Les visées impérialistes de la Turquie d’Erdogan ne font plus de doute. Après avoir annexé une portion de la Syrie, envoyé des troupes en Libye, elle tente de s’accaparer des gisements pétroliers dans les eaux territoriales grecques et chypriotes. La transformation de la cathédrale Sainte-Sophie de Constantinople en mosquée inscrit ces velléités dans un néo-ottomanisme de plus en plus agressif. Conquêtes territoriales et réislamisation sur fond de nostalgie pour la grandeur ottomane sont aujourd’hui la boussole politique de la nouvelle Turquie.

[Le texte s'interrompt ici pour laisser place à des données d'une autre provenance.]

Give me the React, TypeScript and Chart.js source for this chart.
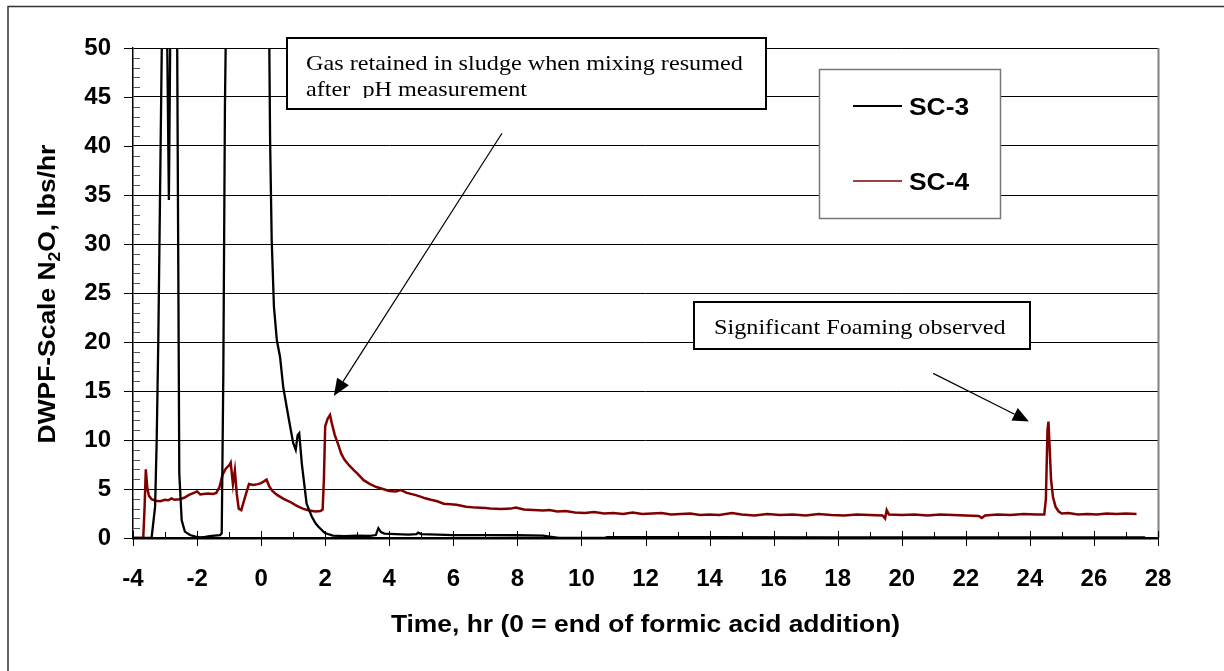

La France s’oppose à ces menées en Libye en soutenant le général Haftar face à ses ennemis du Congrès général national dominé par les Frères musulmans et soutenu notamment par le Qatar et la Turquie. Récemment, en Méditerranée, cette opposition a connu une escalade. Le 10 juin, un incident grave s’est déroulé quand une frégate française a voulu interroger un cargo turc et l’inspecter. Sa cargaison était probablement destinée aux islamistes combattant en Libye. L’escorte militaire du cargo n’a pas hésité à « illuminer » trois fois la frégate française Le Courbet. Une sorte de coup de semonce, électronique, avant le feu réel. Un fait rarissime. Du moins entre deux pays membre de l’OTAN. Le 5 juillet en Libye, la base stratégique turque al-Watiya a été bombardée par des avions de combat Rafale. Une implication française est fortement suspectée. Début août, la France s’est retirée de l’opération « Sea Guardian » qu’elle menait avec la Turquie en Méditerranée. Elle entendait ainsi s’opposer au trafic d’armes de son « partenaire » à destination des milices islamistes en Libye.
Depuis, la France s’est portée au secours de la Grèce et de Chypre qui font face aux prospections agressives (destinées à découvrir des gisements d’hydrocarbures) d’un navire sismique turc escorté par des bâtiments militaires. Jeudi 13 août, deux Rafale, le porte-hélicoptères Tonnerre et la frégate La Fayette ont participé à un exercice commun avec la marine grecque au large de l’île de Kastellorizo. Un pas de plus dans l’escalade des tensions avec la Turquie.
Militairement, l’aviation de combat turque est surclassée qualitativement et numériquement par les forces combinées de la France et de la Grèce. Les vieillissants F16 de la Turquie ne sont pas de taille face aux Rafale français. Si Erdogan insiste, ce n’est pas parce qu’il pense que la Turquie peut vaincre mais que la France va se retirer.
Promettant des martyrs en cas de conflits, Erdogan espère voir céder la France aussi facilement qu’Angela Merkel. Terrorisée par les répercutions que pourrait avoir une confrontation avec le président turc, elle avait cédé sur tout lors de la crise des migrants de 2015 et celle de 2020. Emmanuel Macron pourrait ne pas plier aussi facilement. C’est la solidarité européenne qui est en jeu. C’est aussi la crédibilité de la France en tant que grande puissance militaire mondiale.
L’obsolescence de l’OTAN éclate aujourd’hui au grand jour. L’Alliance atlantique repose sur des réalités géopolitiques qui n’existent plus. Héritage d’un monde bipolaire scindé entre américains et soviétiques, elle est incapable d’appréhender les enjeux d’un monde qui renoue avec un choc des civilisations millénaire. Autrefois la Turquie était un allié incontournable de l’Alliance grâce à son armée pléthorique et son positionnement stratégique à quelques encablures de l’URSS. Aujourd’hui cette parenthèse historique est close. Son alliance avec le Qatar, sa complaisance à l’égard de l’État islamique, son chantage lors de la crise des migrants, son soutien à l’islamisme en Europe en font une des plus grandes menaces pour l’Europe et la France.
La menace turque offre à l’Europe la possibilité de s’affirmer comme puissance indépendante. Les prémices d’une prise de conscience s’étaient déjà produites lors de la crise des migrants du début de l’année. Le comportement et la détermination de la France seront décisifs dans l’affirmation d’une Europe-puissance enfin décidée à défendre, militairement s’il le faut, ses intérêts.